What to work on:
Transcribe the listing exactly, leaving out every picture.

Collected data:
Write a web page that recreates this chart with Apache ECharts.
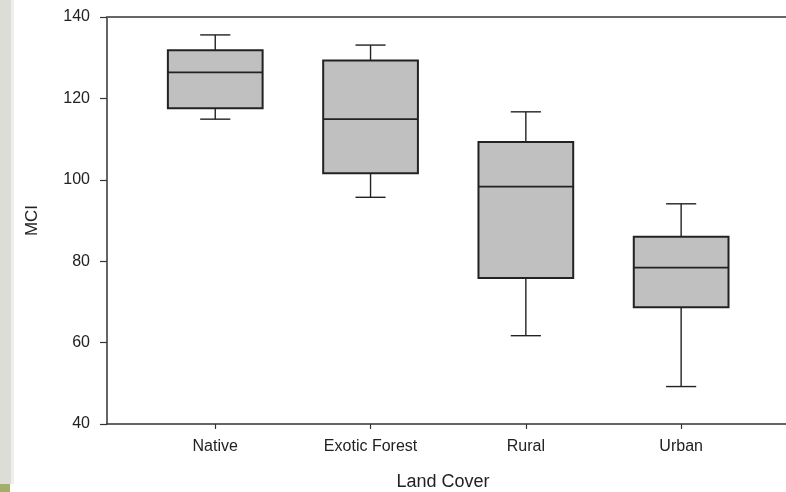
<!DOCTYPE html>
<html>
<head>
<meta charset="utf-8">
<script src="https://cdn.jsdelivr.net/npm/echarts@6/dist/echarts.min.js"></script>
<style>
html,body{margin:0;padding:0;background:#fff;}
#chart{width:786px;height:492px;}
</style>
</head>
<body>
<div id="chart"></div>
<script>
// Data
const categories = ['Native', 'Exotic Forest', 'Rural', 'Urban'];
const whiskerLow  = [114.9, 95.7, 61.7, 49.2];
const q1          = [117.6, 101.6, 75.9, 68.7];
const median      = [126.4, 114.9, 98.3, 78.4];
const q3          = [131.8, 129.3, 109.3, 86.0];
const whiskerHigh = [135.6, 133.1, 116.7, 94.1];
const yTicks = [40, 60, 80, 100, 120, 140];

const positions = categories.map((c, i) => i + 1);
const boxData = categories.map((c, i) => [positions[i], whiskerLow[i], q1[i], median[i], q3[i], whiskerHigh[i]]);

const chart = echarts.init(document.getElementById('chart'));
const font = '"Liberation Sans", Arial, sans-serif';
const xMin = 0.303;
const xMax = xMin + (786 - 107) / 155.3;

function renderItem(params, api) {
  const x = api.value(0);
  const pMin = api.coord([x, api.value(1)]);
  const pQ1 = api.coord([x, api.value(2)]);
  const pMed = api.coord([x, api.value(3)]);
  const pQ3 = api.coord([x, api.value(4)]);
  const pMax = api.coord([x, api.value(5)]);
  const unit = api.size([1, 0])[0];
  const hw = unit * 0.305;
  const cw = unit * 0.097;
  const cx = pQ1[0];
  const lineStyle = {stroke: '#222', lineWidth: 1.4};
  return {
    type: 'group',
    children: [
      {type: 'line', shape: {x1: cx, y1: pMax[1], x2: cx, y2: pQ3[1]}, style: lineStyle},
      {type: 'line', shape: {x1: cx, y1: pQ1[1], x2: cx, y2: pMin[1]}, style: lineStyle},
      {type: 'line', shape: {x1: cx - cw, y1: pMax[1], x2: cx + cw, y2: pMax[1]}, style: lineStyle},
      {type: 'line', shape: {x1: cx - cw, y1: pMin[1], x2: cx + cw, y2: pMin[1]}, style: lineStyle},
      {type: 'rect', shape: {x: cx - hw, y: pQ3[1], width: hw * 2, height: pQ1[1] - pQ3[1]},
        style: {fill: '#c0c0c0', stroke: '#222', lineWidth: 2}},
      {type: 'line', shape: {x1: cx - hw, y1: pMed[1], x2: cx + hw, y2: pMed[1]}, style: {stroke: '#222', lineWidth: 1.8}}
    ]
  };
}

const option = {
  backgroundColor: '#fff',
  animation: false,
  grid: {left: 107, top: 17, right: 0, bottom: 68},
  xAxis: [{
    type: 'value',
    min: xMin,
    max: xMax,
    splitLine: {show: false},
    axisLine: {show: true, lineStyle: {color: '#333', width: 1.5}},
    axisTick: {show: true, length: 5, customValues: positions, lineStyle: {color: '#333', width: 1.2}},
    axisLabel: {
      customValues: positions,
      margin: 15,
      fontSize: 16,
      fontFamily: font,
      color: '#222',
      formatter: v => categories[Math.round(v) - 1] || ''
    }
  }, {
    type: 'value',
    position: 'top',
    min: xMin,
    max: xMax,
    splitLine: {show: false},
    axisLine: {show: true, lineStyle: {color: '#666', width: 1.8}},
    axisTick: {show: false},
    axisLabel: {show: false}
  }],
  yAxis: {
    type: 'value',
    min: 40,
    max: 140,
    interval: 20,
    name: 'MCI',
    nameLocation: 'middle',
    nameGap: 66,
    nameTextStyle: {fontSize: 17, fontFamily: font, color: '#222'},
    splitLine: {show: false},
    axisLine: {show: true, lineStyle: {color: '#333', width: 1.5}},
    axisTick: {show: true, length: 7, lineStyle: {color: '#333', width: 1.2}},
    axisLabel: {
      margin: 17,
      fontSize: 16,
      fontFamily: font,
      color: '#222',
      customValues: yTicks
    }
  },
  graphic: [
    {type: 'rect', left: 0, top: 0, shape: {width: 11, height: 484}, style: {fill: '#dcddd6'}, z: -1},
    {type: 'rect', left: 11, top: 0, shape: {width: 3, height: 484}, style: {fill: '#eeeeea'}, z: -1},
    {type: 'rect', left: 0, top: 484, shape: {width: 10, height: 8}, style: {fill: '#a4ad6a'}, z: -1},
    {type: 'text', x: 443, y: 482, style: {text: 'Land Cover', font: '18px ' + font, fill: '#222', textAlign: 'center', textVerticalAlign: 'middle'}}
  ],
  series: [{
    type: 'custom',
    renderItem: renderItem,
    encode: {x: 0, y: [1, 2, 3, 4, 5]},
    data: boxData,
    clip: false
  }]
};
chart.setOption(option);
</script>
</body>
</html>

Solution for this exercise:
Write a web page that recreates this chart with Apache ECharts.
<!DOCTYPE html>
<html>
<head>
<meta charset="utf-8">
<script src="https://cdn.jsdelivr.net/npm/echarts@6/dist/echarts.min.js"></script>
<style>
html,body{margin:0;padding:0;background:#fff;}
#chart{width:786px;height:492px;}
</style>
</head>
<body>
<div id="chart"></div>
<script>
// Data
const categories = ['Native', 'Exotic Forest', 'Rural', 'Urban'];
const whiskerLow  = [114.9, 95.7, 61.7, 49.2];
const q1          = [117.6, 101.6, 75.9, 68.7];
const median      = [126.4, 114.9, 98.3, 78.4];
const q3          = [131.8, 129.3, 109.3, 86.0];
const whiskerHigh = [135.6, 133.1, 116.7, 94.1];
const yTicks = [40, 60, 80, 100, 120, 140];

const positions = categories.map((c, i) => i + 1);
const boxData = categories.map((c, i) => [positions[i], whiskerLow[i], q1[i], median[i], q3[i], whiskerHigh[i]]);

const chart = echarts.init(document.getElementById('chart'));
const font = '"Liberation Sans", Arial, sans-serif';
const xMin = 0.303;
const xMax = xMin + (786 - 107) / 155.3;

function renderItem(params, api) {
  const x = api.value(0);
  const pMin = api.coord([x, api.value(1)]);
  const pQ1 = api.coord([x, api.value(2)]);
  const pMed = api.coord([x, api.value(3)]);
  const pQ3 = api.coord([x, api.value(4)]);
  const pMax = api.coord([x, api.value(5)]);
  const unit = api.size([1, 0])[0];
  const hw = unit * 0.305;
  const cw = unit * 0.097;
  const cx = pQ1[0];
  const lineStyle = {stroke: '#222', lineWidth: 1.4};
  return {
    type: 'group',
    children: [
      {type: 'line', shape: {x1: cx, y1: pMax[1], x2: cx, y2: pQ3[1]}, style: lineStyle},
      {type: 'line', shape: {x1: cx, y1: pQ1[1], x2: cx, y2: pMin[1]}, style: lineStyle},
      {type: 'line', shape: {x1: cx - cw, y1: pMax[1], x2: cx + cw, y2: pMax[1]}, style: lineStyle},
      {type: 'line', shape: {x1: cx - cw, y1: pMin[1], x2: cx + cw, y2: pMin[1]}, style: lineStyle},
      {type: 'rect', shape: {x: cx - hw, y: pQ3[1], width: hw * 2, height: pQ1[1] - pQ3[1]},
        style: {fill: '#c0c0c0', stroke: '#222', lineWidth: 2}},
      {type: 'line', shape: {x1: cx - hw, y1: pMed[1], x2: cx + hw, y2: pMed[1]}, style: {stroke: '#222', lineWidth: 1.8}}
    ]
  };
}

const option = {
  backgroundColor: '#fff',
  animation: false,
  grid: {left: 107, top: 17, right: 0, bottom: 68},
  xAxis: [{
    type: 'value',
    min: xMin,
    max: xMax,
    splitLine: {show: false},
    axisLine: {show: true, lineStyle: {color: '#333', width: 1.5}},
    axisTick: {show: true, length: 5, customValues: positions, lineStyle: {color: '#333', width: 1.2}},
    axisLabel: {
      customValues: positions,
      margin: 15,
      fontSize: 16,
      fontFamily: font,
      color: '#222',
      formatter: v => categories[Math.round(v) - 1] || ''
    }
  }, {
    type: 'value',
    position: 'top',
    min: xMin,
    max: xMax,
    splitLine: {show: false},
    axisLine: {show: true, lineStyle: {color: '#666', width: 1.8}},
    axisTick: {show: false},
    axisLabel: {show: false}
  }],
  yAxis: {
    type: 'value',
    min: 40,
    max: 140,
    interval: 20,
    name: 'MCI',
    nameLocation: 'middle',
    nameGap: 66,
    nameTextStyle: {fontSize: 17, fontFamily: font, color: '#222'},
    splitLine: {show: false},
    axisLine: {show: true, lineStyle: {color: '#333', width: 1.5}},
    axisTick: {show: true, length: 7, lineStyle: {color: '#333', width: 1.2}},
    axisLabel: {
      margin: 17,
      fontSize: 16,
      fontFamily: font,
      color: '#222',
      customValues: yTicks
    }
  },
  graphic: [
    {type: 'rect', left: 0, top: 0, shape: {width: 11, height: 484}, style: {fill: '#dcddd6'}, z: -1},
    {type: 'rect', left: 11, top: 0, shape: {width: 3, height: 484}, style: {fill: '#eeeeea'}, z: -1},
    {type: 'rect', left: 0, top: 484, shape: {width: 10, height: 8}, style: {fill: '#a4ad6a'}, z: -1},
    {type: 'text', x: 443, y: 482, style: {text: 'Land Cover', font: '18px ' + font, fill: '#222', textAlign: 'center', textVerticalAlign: 'middle'}}
  ],
  series: [{
    type: 'custom',
    renderItem: renderItem,
    encode: {x: 0, y: [1, 2, 3, 4, 5]},
    data: boxData,
    clip: false
  }]
};
chart.setOption(option);
</script>
</body>
</html>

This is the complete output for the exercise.